Judith C.S. : Moi c’est la Passante du Sans-souci et Belle de jour qui m’ont fait découvrir Kessel et m’ont marqué. Après Kessel était de toute façon un classique. Ensuite on a trouvé un petit bouquin dans lequel son filleul Jean-Marie Baron, fils d’un des premiers Français Libres, disait avoir des dizaines de cassettes audio d’entretiens avec lui. On l’a rencontré.
Qu’est-ce qui vous a fait choisir vos têtes de chapitres dans l’album qui sont toujours des titres de romans de Kessel ?
Jonathan H. : On s’est laissé guider par ce qu’on avait envie de raconter, ce qui nous avait le plus marqué. On a dû renoncer, faire des choix mais il fallait préférer ce qui permettait le mieux de le définir, le plus surprenant. Parler des nuits de Berlin ou des nuits de Montmartre nous semblait indispensable.

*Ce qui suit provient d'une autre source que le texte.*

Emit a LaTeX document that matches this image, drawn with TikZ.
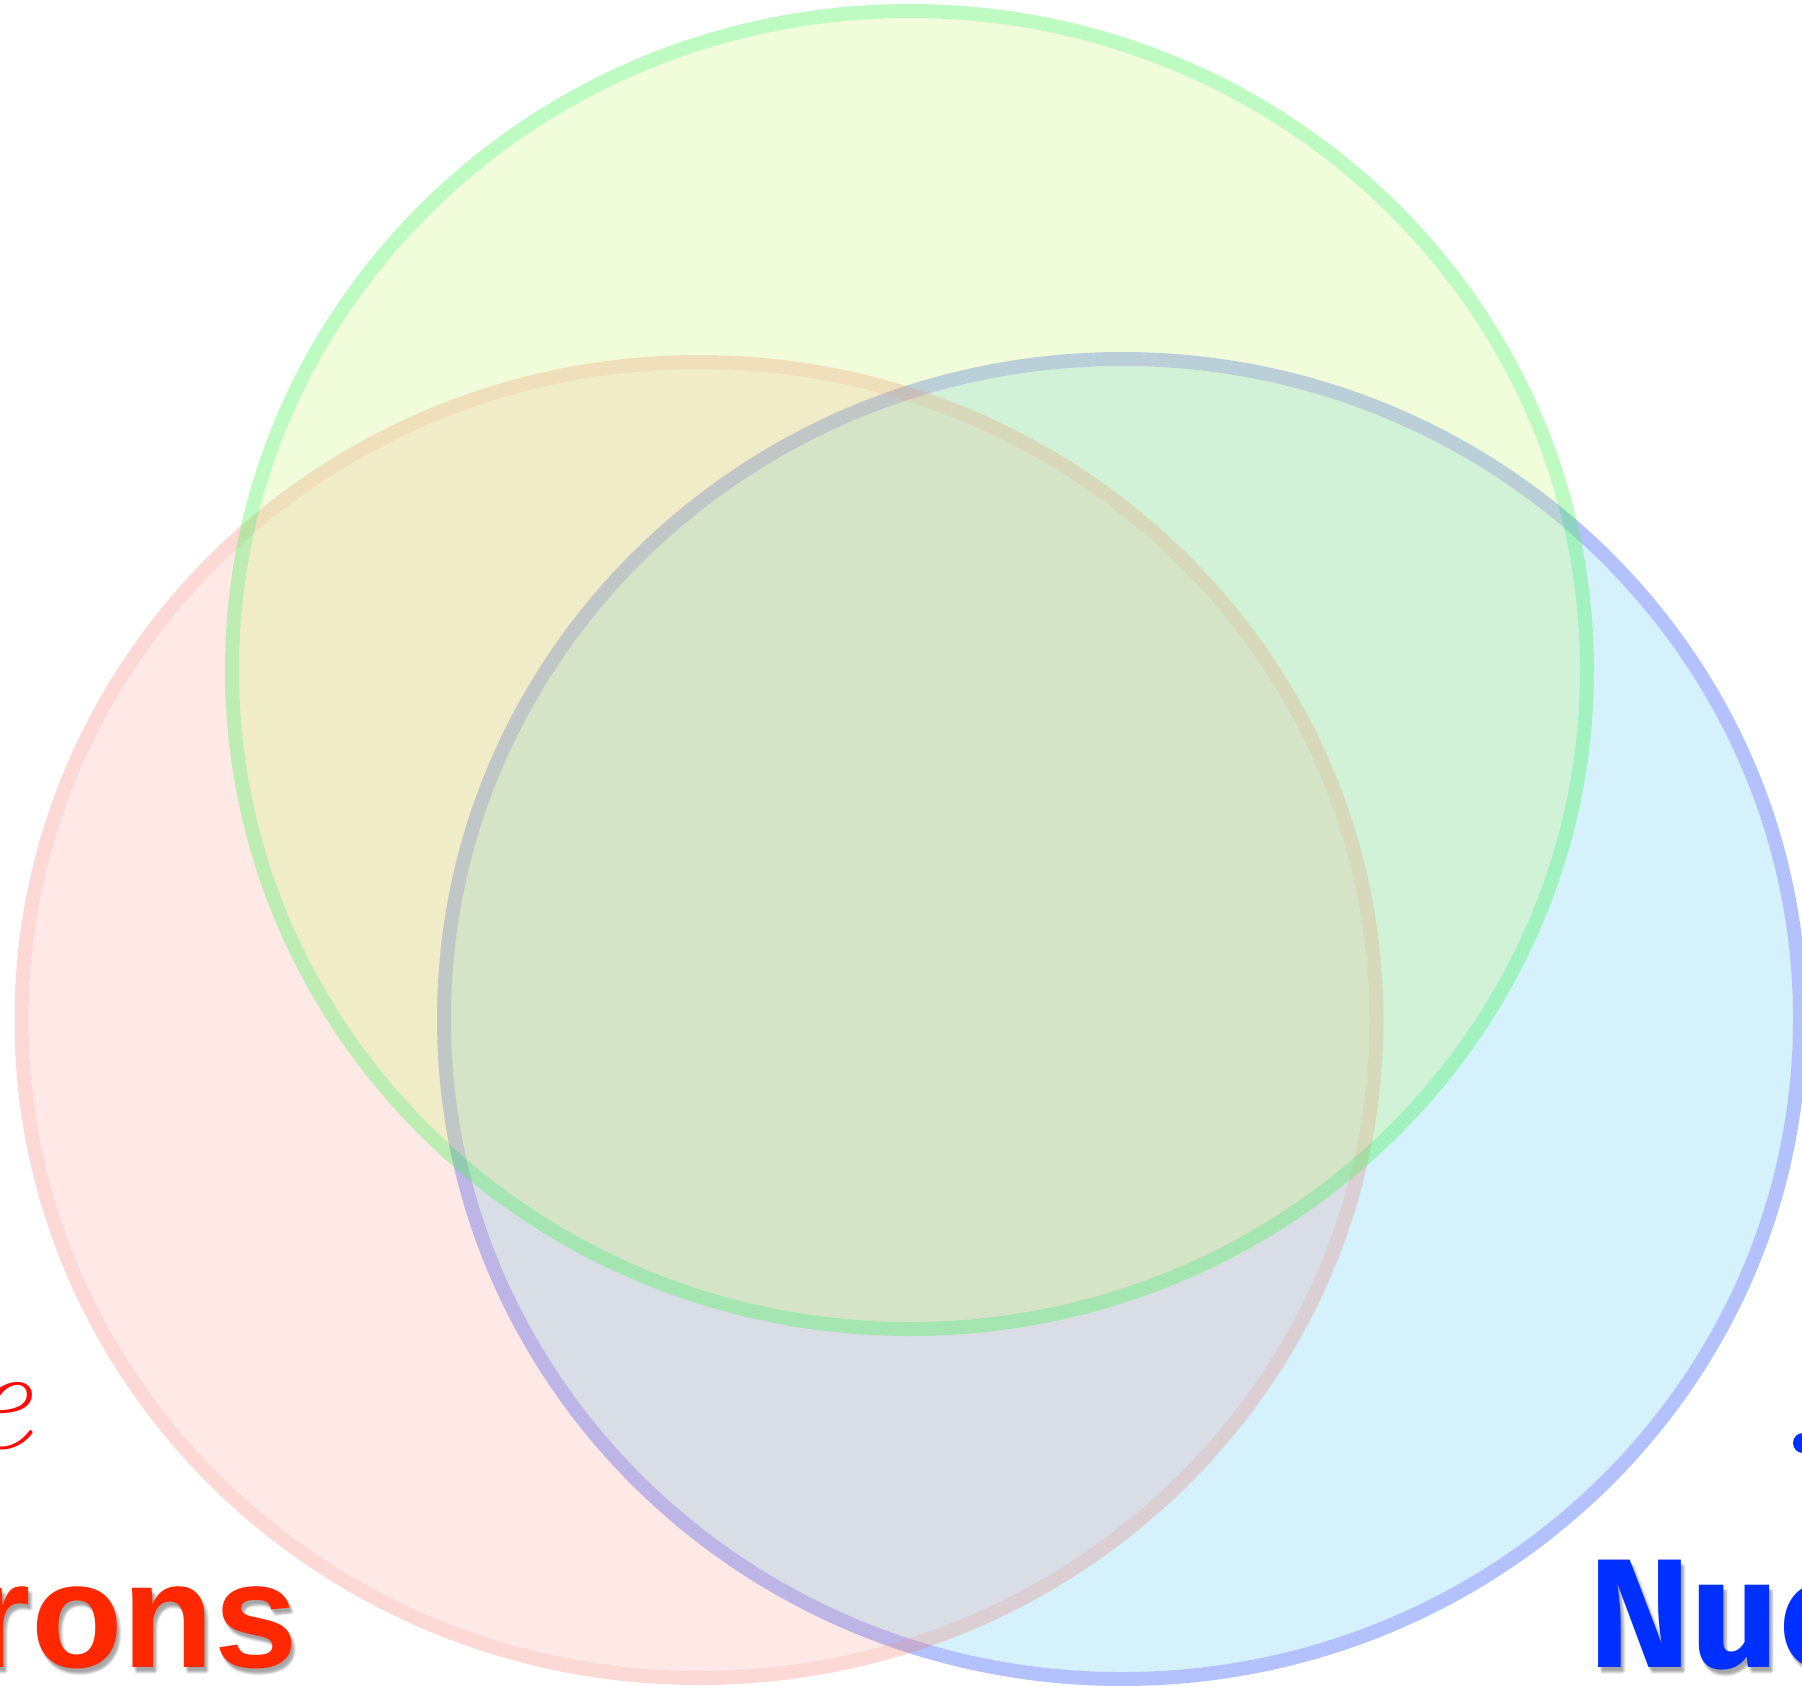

On a gardé l’essentiel. Si nous l’enlevions il allait à nos yeux manquer quelque chose.
Kessel n’a plus voulu couvrir la guerre.
Judith C.S. : Là, on rejoint son identité juive. On est après la seconde guerre mondiale quand il arrête ses reportages de guerre. Sauf pour Israël. Il ne regardait plus les choses de la même façon après la Shoah, le procès de Nuremberg. Il a été écœuré par la mort. Il a écrit ensuite plusieurs livres sur les Juifs dont Les Mains du miracle. Dans La Tour du malheur, il se livre, retrouve ses racines, il y a quatre tomes. C’est mon titre préféré de Kessel.
Jonathan H. : Pour ma part, c’est L’Armée des ombres.
Comment avez-vous travaillé avec le dessinateur Nicolas Otero ? Le scénario était très précis ? Cela a été simple de travailler avec lui ?
Jonathan H. : On lui a demandé de rendre compte du caractère charismatique du personnage. Cela a été très agréable de travailler avec lui, respectueux du texte écrit et apportant toute la force de sa création graphique.
Judith C.S. : Otero avait fait une BD avec Steinkis. On a dit parfois qu’on voyait les choses un peu différemment mais à la marge. Il est entré dans l’univers de Kessel de façon, très réaliste.
Kessel, c’est une question de génération ?
Jonathan H. : Non. On est sur ce projet depuis longtemps, avant que Kessel ne rentre dans la Pléiade et pendant le confinement les ventes ont explosé. Kessel est un de ces auteur qui allait sur le terrain, une sorte d’échange, de connivence entre le journalisme et la littérature. On croit que c’est dépassé mais en fait il y a un regain d’intérêt aujourd’hui pour la non fiction.
Un journalisme de terrain qui a évolué, et pas en bien. Donc sans parler du Lion son plus grand succès il y a des lecteurs qui se plongent dans les autres romans de Kessel ?
Jonathan H. : Je vois autour de moi depuis qu’on dit qu’on fait une BD sur lui le nombre de gens qui l’ont lu, très différents sur leurs choix. On arrive tous avec des portes d’entrées diverses. Moi c’est L’Armée des ombres, je le répète, le film et je suis passé au livre ensuite.
Comment avez-vous travaillé sur le scénario à deux ?
Judith C.S. : On a une technique éprouvée parce qu’on écrit souvent ensemble. On écrit une première version, le fait que Jonathan soit réalisateur fait qu’il a un séquencier en tête aide beaucoup. Après ça s’articule, chacun apporte des choses différentes. Et forme un tout.
Vous êtes de lecteurs de BD vous-mêmes ?
Judith C.S. : Oui de BD classiques, j’adore Goscinny, Bretécher, Gotlib. Ce n’est pas la même chose que le roman graphique, que l’on prend, pose, reprend.
Si vous aviez d’autres BD à faire ce serait lesquelles ?
Jonathan H. : On a déjà un projet autour de l’antisémitisme, la série documentaire TV qui passerait en BD. J’aime bien moi les romans graphiques où l’auteur est l’enquêteur qui apparait, se met en scène.